SHORT TASK: Reproduce the listing below in full and without alteration, apart from its pictures.

(Data extracted from a collection)
[START]

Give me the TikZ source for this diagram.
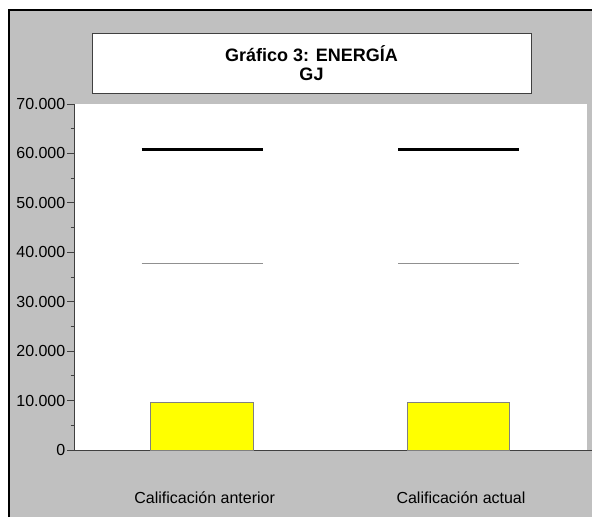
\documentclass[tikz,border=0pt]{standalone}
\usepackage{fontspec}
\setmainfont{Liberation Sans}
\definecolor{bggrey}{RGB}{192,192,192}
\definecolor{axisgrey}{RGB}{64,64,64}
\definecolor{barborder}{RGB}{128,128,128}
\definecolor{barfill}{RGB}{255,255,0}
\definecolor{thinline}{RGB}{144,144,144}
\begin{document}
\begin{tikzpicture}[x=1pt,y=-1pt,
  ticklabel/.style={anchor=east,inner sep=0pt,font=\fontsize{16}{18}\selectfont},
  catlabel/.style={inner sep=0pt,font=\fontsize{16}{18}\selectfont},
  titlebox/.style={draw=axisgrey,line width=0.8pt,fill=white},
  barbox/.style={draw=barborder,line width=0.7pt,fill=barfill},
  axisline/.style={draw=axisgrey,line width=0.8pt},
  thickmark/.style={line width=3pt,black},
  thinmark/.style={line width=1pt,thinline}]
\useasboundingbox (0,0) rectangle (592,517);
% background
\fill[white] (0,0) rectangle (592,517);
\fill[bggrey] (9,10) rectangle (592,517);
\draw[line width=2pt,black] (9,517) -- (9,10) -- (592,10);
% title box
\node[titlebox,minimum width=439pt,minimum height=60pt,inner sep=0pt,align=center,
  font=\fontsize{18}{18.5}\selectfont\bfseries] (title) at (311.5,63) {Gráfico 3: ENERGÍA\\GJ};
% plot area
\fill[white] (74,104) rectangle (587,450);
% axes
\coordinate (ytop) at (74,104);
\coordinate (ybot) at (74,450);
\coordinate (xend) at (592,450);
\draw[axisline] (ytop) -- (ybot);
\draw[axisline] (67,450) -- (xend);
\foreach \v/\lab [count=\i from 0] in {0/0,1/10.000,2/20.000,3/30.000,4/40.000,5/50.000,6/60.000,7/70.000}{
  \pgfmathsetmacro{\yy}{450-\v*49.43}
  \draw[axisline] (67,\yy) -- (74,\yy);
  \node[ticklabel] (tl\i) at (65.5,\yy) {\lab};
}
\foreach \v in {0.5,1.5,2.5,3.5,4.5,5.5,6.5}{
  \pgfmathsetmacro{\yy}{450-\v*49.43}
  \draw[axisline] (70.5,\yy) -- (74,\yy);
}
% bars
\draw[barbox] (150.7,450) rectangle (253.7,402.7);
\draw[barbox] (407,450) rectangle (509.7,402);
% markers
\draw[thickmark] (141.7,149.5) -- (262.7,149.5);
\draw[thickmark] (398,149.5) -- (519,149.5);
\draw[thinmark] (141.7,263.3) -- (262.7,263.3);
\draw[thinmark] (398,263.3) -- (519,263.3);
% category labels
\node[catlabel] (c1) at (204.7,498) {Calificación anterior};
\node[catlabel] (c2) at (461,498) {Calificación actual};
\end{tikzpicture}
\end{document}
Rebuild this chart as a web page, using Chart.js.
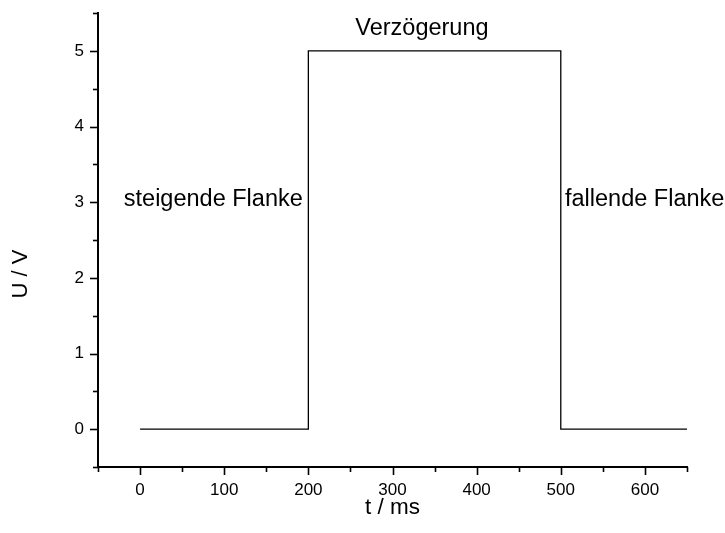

[END]

SOLUTION FOR THIS TASK:
Give me the TikZ source for this diagram.
\documentclass[tikz,border=0pt]{standalone}
\usepackage{fontspec}
\setmainfont{Liberation Sans}
\definecolor{bggrey}{RGB}{192,192,192}
\definecolor{axisgrey}{RGB}{64,64,64}
\definecolor{barborder}{RGB}{128,128,128}
\definecolor{barfill}{RGB}{255,255,0}
\definecolor{thinline}{RGB}{144,144,144}
\begin{document}
\begin{tikzpicture}[x=1pt,y=-1pt,
  ticklabel/.style={anchor=east,inner sep=0pt,font=\fontsize{16}{18}\selectfont},
  catlabel/.style={inner sep=0pt,font=\fontsize{16}{18}\selectfont},
  titlebox/.style={draw=axisgrey,line width=0.8pt,fill=white},
  barbox/.style={draw=barborder,line width=0.7pt,fill=barfill},
  axisline/.style={draw=axisgrey,line width=0.8pt},
  thickmark/.style={line width=3pt,black},
  thinmark/.style={line width=1pt,thinline}]
\useasboundingbox (0,0) rectangle (592,517);
% background
\fill[white] (0,0) rectangle (592,517);
\fill[bggrey] (9,10) rectangle (592,517);
\draw[line width=2pt,black] (9,517) -- (9,10) -- (592,10);
% title box
\node[titlebox,minimum width=439pt,minimum height=60pt,inner sep=0pt,align=center,
  font=\fontsize{18}{18.5}\selectfont\bfseries] (title) at (311.5,63) {Gráfico 3: ENERGÍA\\GJ};
% plot area
\fill[white] (74,104) rectangle (587,450);
% axes
\coordinate (ytop) at (74,104);
\coordinate (ybot) at (74,450);
\coordinate (xend) at (592,450);
\draw[axisline] (ytop) -- (ybot);
\draw[axisline] (67,450) -- (xend);
\foreach \v/\lab [count=\i from 0] in {0/0,1/10.000,2/20.000,3/30.000,4/40.000,5/50.000,6/60.000,7/70.000}{
  \pgfmathsetmacro{\yy}{450-\v*49.43}
  \draw[axisline] (67,\yy) -- (74,\yy);
  \node[ticklabel] (tl\i) at (65.5,\yy) {\lab};
}
\foreach \v in {0.5,1.5,2.5,3.5,4.5,5.5,6.5}{
  \pgfmathsetmacro{\yy}{450-\v*49.43}
  \draw[axisline] (70.5,\yy) -- (74,\yy);
}
% bars
\draw[barbox] (150.7,450) rectangle (253.7,402.7);
\draw[barbox] (407,450) rectangle (509.7,402);
% markers
\draw[thickmark] (141.7,149.5) -- (262.7,149.5);
\draw[thickmark] (398,149.5) -- (519,149.5);
\draw[thinmark] (141.7,263.3) -- (262.7,263.3);
\draw[thinmark] (398,263.3) -- (519,263.3);
% category labels
\node[catlabel] (c1) at (204.7,498) {Calificación anterior};
\node[catlabel] (c2) at (461,498) {Calificación actual};
\end{tikzpicture}
\end{document}
Rebuild this chart as a web page, using Chart.js.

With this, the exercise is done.